The Secretary shall attend all general membership meetings and all meetings of the
Board of Directors and shall record the minutes of all such proceedings in the books to be
kept for that purpose. The Secretary shall
give all notices required herein by law or by the Board of Directors or the President; and
shall have custody of the seal of the Group and shall affix it to all appropriate
documents. Section 6. The
Programs Chairperson. The Programs
Chairperson shall schedule monthly meetings, arrange for monthly meeting speakers, arrange
for meeting location and meals, and coordinate educational programs with other
organizations involved in ISO 9000 training and educational activities. Section 7. The
Membership Chairperson. The Membership
Chairperson shall keep records of current active membership member/guest monthly meeting
attendance, process membership applications and maintains membership nametags. In addition, The Membership Chairperson shall
analyze the membership profile and present a monthly membership report to the Board of
Directors and to the Group membership. Section 8. Additional Members. In addition to the Officers mentioned above, one
or more other officers who are not members of the Board of Directors may, from time to
time, be appointed by the Board of Directors, each of whom shall have such title, powers
and duties as shall be prescribed. Section 9. Compensation of Officers. Each Officer shall serve without compensation, but
is forgiven the annual membership dues of the Group and may be reimbursed, with the prior
approval of the board of Directors, for reasonable out-of-pocket expenses incurred in
carrying out specific duties directed by the Board. ARTICLE VIII - COMMITTEES Section 1. Nominating Committee. On or before August 15 of each year, the Board
shall appoint a nominating committee of at least three (3) members. At least two (2) members of this committee shall
be Directors and at least one (1) of these shall be a member other than a Director. It shall be the duty of this Committee to nominate
at the October meeting of the Group, candidates for election to the Board of Directors. Section 2. Standing and Special Committees. The Board of Directors may establish additional
standing and special committees as are necessary and which are not in conflict with other
provisions of these By-laws. The duties of
any such committee shall be prescribed by the Board of Directors and each committee shall
consist of at least one member of the Board of Directors.
Section 3. Rules
and Regulations.
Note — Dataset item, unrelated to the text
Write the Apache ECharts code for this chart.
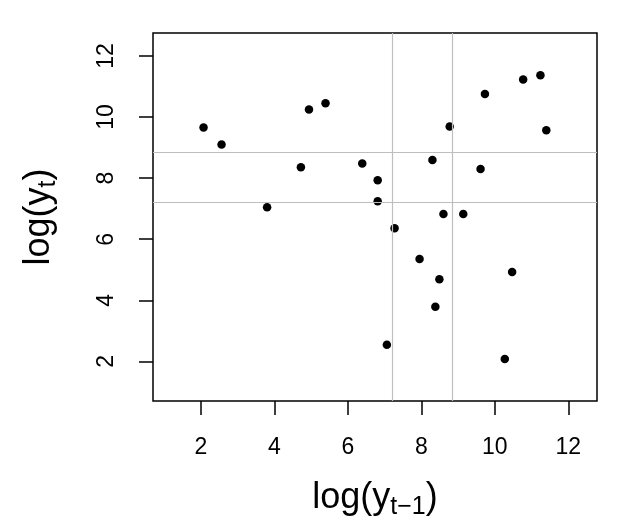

Each committee appointed by
the Board of Directors may, unless otherwise directed by the Board, adopt such rules and
regulations for the conduct of its affairs as it may deem desirable. Such rules and regulations as may be adopted shall
be those that are appropriate for the conduct of the committee's affairs, consistent with
the policy of the Group and subject to review and approval by the Board of Directors in
those instances where the Board may deem such review and approval desirable. Section 4. Minutes. Minutes shall be kept of Committee meetings and
these shall be forwarded to the Secretary of the Board for filing and distribution to the
Board of Directors and other designated parties. ARTICLE IX - FINANCIAL ADMINSTRATION Section 1. Fiscal
Year. The fiscal year of the Group shall be
from January 1 to December 31, inclusive. Section 2. Financial
Responsibilities. The Board of Directors
shall have authority to prescribe such procedures as it deems appropriate to assure
adequate budgetary and financial controls for the Group.
Approval of the budget by the Board of Directors shall constitute authority for
responsible officials of the Group to obligate funds as provided in the budget. Section 3. Audit. The accounts of the Group shall be available for
review by any member of the Group within thirty (30) days of such a request. Three members of the Group membership, who are not
members of the Board of Directors, will be appointed as an Audit Committee each year by
the President to review the accounts for the previous year.
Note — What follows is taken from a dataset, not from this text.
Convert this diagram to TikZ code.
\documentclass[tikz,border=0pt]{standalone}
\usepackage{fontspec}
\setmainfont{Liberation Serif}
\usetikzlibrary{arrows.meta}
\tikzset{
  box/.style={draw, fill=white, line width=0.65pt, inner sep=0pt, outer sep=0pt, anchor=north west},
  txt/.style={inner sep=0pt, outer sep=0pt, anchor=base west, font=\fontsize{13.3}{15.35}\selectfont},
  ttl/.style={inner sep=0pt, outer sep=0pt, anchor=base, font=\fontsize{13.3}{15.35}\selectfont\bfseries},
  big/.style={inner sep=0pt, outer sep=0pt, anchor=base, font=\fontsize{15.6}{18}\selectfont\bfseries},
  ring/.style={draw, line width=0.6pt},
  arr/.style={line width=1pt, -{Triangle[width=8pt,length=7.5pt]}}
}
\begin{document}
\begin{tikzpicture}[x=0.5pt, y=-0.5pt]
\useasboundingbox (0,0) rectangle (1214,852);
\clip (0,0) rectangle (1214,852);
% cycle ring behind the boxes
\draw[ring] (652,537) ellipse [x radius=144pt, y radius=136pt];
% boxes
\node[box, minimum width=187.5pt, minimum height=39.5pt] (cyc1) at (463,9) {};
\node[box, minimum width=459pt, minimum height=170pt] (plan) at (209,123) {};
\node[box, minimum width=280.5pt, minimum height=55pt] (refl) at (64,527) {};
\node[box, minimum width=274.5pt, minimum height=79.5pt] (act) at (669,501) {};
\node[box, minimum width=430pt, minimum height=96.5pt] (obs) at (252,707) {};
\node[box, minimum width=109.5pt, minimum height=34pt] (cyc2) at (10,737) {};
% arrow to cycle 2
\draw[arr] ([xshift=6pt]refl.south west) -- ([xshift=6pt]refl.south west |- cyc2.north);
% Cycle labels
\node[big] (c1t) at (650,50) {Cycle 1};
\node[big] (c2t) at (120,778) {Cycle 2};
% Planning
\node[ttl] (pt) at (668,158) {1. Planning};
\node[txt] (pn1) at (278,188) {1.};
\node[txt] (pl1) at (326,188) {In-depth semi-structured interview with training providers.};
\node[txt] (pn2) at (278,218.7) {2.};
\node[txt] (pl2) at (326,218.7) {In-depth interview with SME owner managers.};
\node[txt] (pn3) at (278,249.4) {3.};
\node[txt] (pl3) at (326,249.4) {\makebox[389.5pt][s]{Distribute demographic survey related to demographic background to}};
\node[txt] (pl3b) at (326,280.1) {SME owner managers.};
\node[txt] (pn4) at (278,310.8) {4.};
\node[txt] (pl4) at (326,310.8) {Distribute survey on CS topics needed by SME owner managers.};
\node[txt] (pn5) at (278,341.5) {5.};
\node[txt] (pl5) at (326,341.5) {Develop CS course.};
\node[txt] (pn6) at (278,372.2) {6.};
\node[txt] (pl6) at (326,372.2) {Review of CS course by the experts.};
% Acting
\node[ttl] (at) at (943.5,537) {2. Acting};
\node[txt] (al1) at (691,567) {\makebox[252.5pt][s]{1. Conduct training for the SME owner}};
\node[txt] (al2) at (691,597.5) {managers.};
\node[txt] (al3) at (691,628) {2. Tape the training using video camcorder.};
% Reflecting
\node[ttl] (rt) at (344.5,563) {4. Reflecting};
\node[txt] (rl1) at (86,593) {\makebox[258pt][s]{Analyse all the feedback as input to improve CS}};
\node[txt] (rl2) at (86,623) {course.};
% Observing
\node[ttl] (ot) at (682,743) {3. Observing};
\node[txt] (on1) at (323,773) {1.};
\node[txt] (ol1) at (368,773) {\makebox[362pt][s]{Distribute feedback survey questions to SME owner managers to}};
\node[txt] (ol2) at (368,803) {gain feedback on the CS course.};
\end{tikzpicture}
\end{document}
This review will be completed and a report made to the Group membership at large at
the march membership meeting. ARTICLE X - INDEMNIFICATION The group shall indemnify all
officers and directors of the Group to the full extent permitted by the laws of the State
of Pennsylvania, and shall be entitled to purchase insurance for such indemnification of
officers and directors to the full extent as determined from time to time by the Board of
Directors of the Group. ARTICLE XI - DISSOLUTION The Group shall use its funds only to
accomplish the purpose specified in these By-laws and no part of said funds shall immure,
or be distributed, to members of the Group. On
dissolution of the Group, any funds remaining shall be distributed to one or more
non-profit corporations or non-profit entities carrying on activities similar to those of
the Group, as shall be determined by resolution of the Board of Directors. ARTICLE XII - MISCELLANEOUS Section 1. Roberts'
Rules of Order. All regular or special
meetings specifically held to conduct business of the Group or of any of its committees
shall generally be conducted in accordance with Roberts' Rules of Order, except as
otherwise provided herein. Section 2. Notices
and Waivers Thereof. Whenever any notice
whatever is required by these By-laws or by law to be given to any member, Director or
Officer, such notices may, except as otherwise provided by law, be given personally or be
given in writing by depositing the same in a post office or in a regularly maintained
letter box, in a post-paid, sealed wrapper, addressed to such member, Director or Officer,
at such address as appears on the records of the Group, and any notice so given by mail
shall be deemed to have been given when it shall have been thus mailed. If given in writing, such notice need
not be manually signed. A waiver of such
notice in writing signed by such member, Director or Officer, or by his/her duly
authorized attorney, whether before or after the time stated therein, shall be deemed the
equivalent thereof and the presence at any meeting of any such member, Director or
Officer, shall be deemed a waiver of such notice to such member, Director or Officer. ARTICLE XIII - SEAL The Corporate Seal of the Group shall
be as follows: ARTICLE XIV - OFFICE The Group shall maintain an office at
such place or places as my, form time to time, are authorized by the Board of Directors. ARTICLE XV - AMENDMENTS TO BY-LAWS These By-laws may be altered, amended
or repealed and new By-laws may be adopted by affirmative vote of not less than two-
thirds of the Group present at a regular or special meeting of which a quorum is present,
provided that at least fifteen (15) days written notices is given of intention to alter,
amend or repeal and to adopt new By-laws at such meeting.